Aim
Copy all lines holding the word "this" from the entries.

Data supplied
—————
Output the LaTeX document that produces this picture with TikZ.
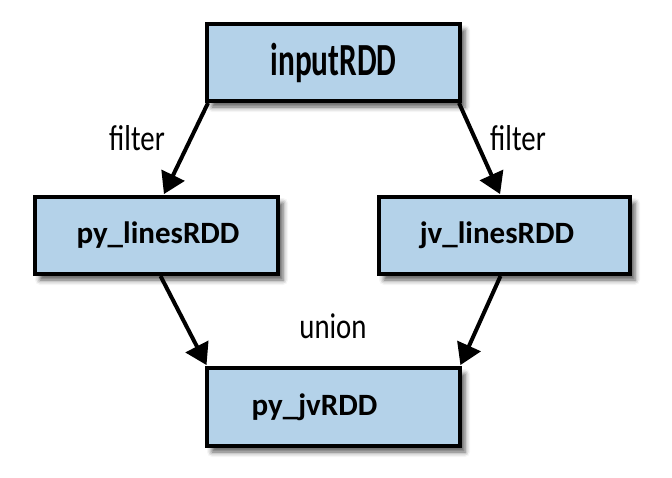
\documentclass[tikz,border=0pt]{standalone}
\usepackage{fontspec}
\setmainfont{Carlito}
\newfontfamily\condbold[FakeStretch=0.68]{Carlito}
\newfontfamily\condreg[FakeStretch=0.8]{Carlito}
\usetikzlibrary{arrows.meta,calc,shadows.blur}
\definecolor{boxfill}{HTML}{B4D2E9}
\tikzset{
  rdd/.style={draw=black, line width=4pt, fill=boxfill, minimum height=77pt,
    inner sep=0pt, font=\bfseries\fontsize{31}{31}\selectfont,
    blur shadow={shadow xshift=5pt, shadow yshift=-6pt, shadow blur radius=5pt, shadow opacity=65}},
  flow/.style={line width=4pt, -{Triangle[length=21pt,width=25pt]}, shorten >=1pt},
  lab/.style={font=\condreg\fontsize{36}{36}\selectfont, inner sep=0pt}
}
\begin{document}
\begin{tikzpicture}[x=1pt,y=-1pt]
\useasboundingbox (0,0) rectangle (672,477);
\node[rdd, minimum width=253pt] (in) at (333.5,62.5) {\condbold\fontsize{46}{46}\selectfont\bfseries inputRDD};
\node[rdd, minimum width=243pt] (pl) at (156.5,235.5) {\hspace*{3pt}py\_linesRDD};
\node[rdd, minimum width=251pt] (jl) at (504.5,235.5) {jv\_linesRDD\hspace*{15pt}};
\node[rdd, minimum width=253pt, minimum height=78pt] (pj) at (333.5,407) {py\_jvRDD\hspace*{38pt}};
\draw[flow] ($(in.south west)+(3,0)$) -- ($(pl.north)+(7,0)$);
\draw[flow] ($(in.south east)+(-3,0)$) -- ($(jl.north)+(-4,0)$);
\draw[flow] ($(pl.south)+(4,0)$) -- ($(pj.north west)+(2,0)$);
\draw[flow] ($(jl.south)+(-4,0)$) -- ($(pj.north east)+(-2,0)$);
\node[lab] (f1) at (137,138) {filter};
\node[lab] (f2) at (518,138) {filter};
\node[lab] (u) at (333,326) {union};
\end{tikzpicture}
\end{document}
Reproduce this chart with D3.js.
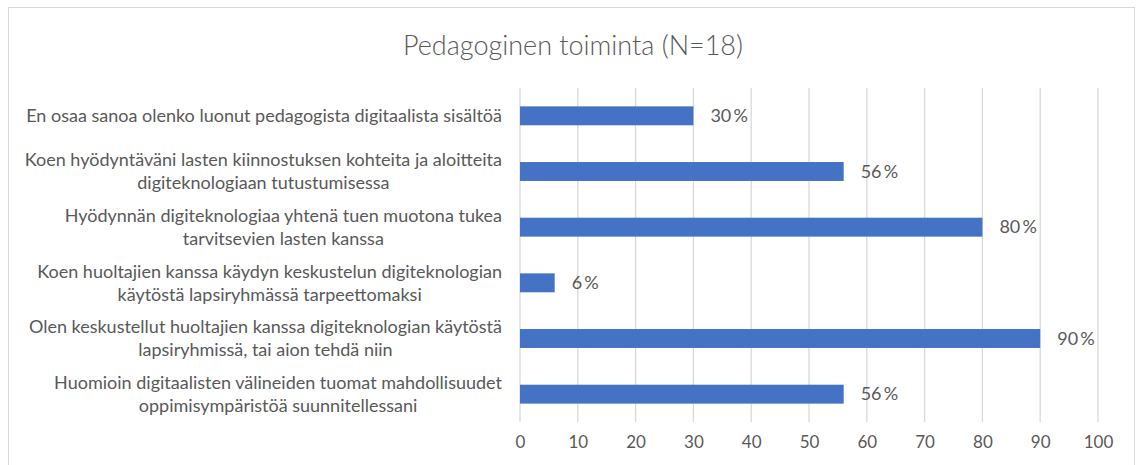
—————
Result of the task
Output the LaTeX document that produces this picture with TikZ.
Reproduce this chart with D3.js.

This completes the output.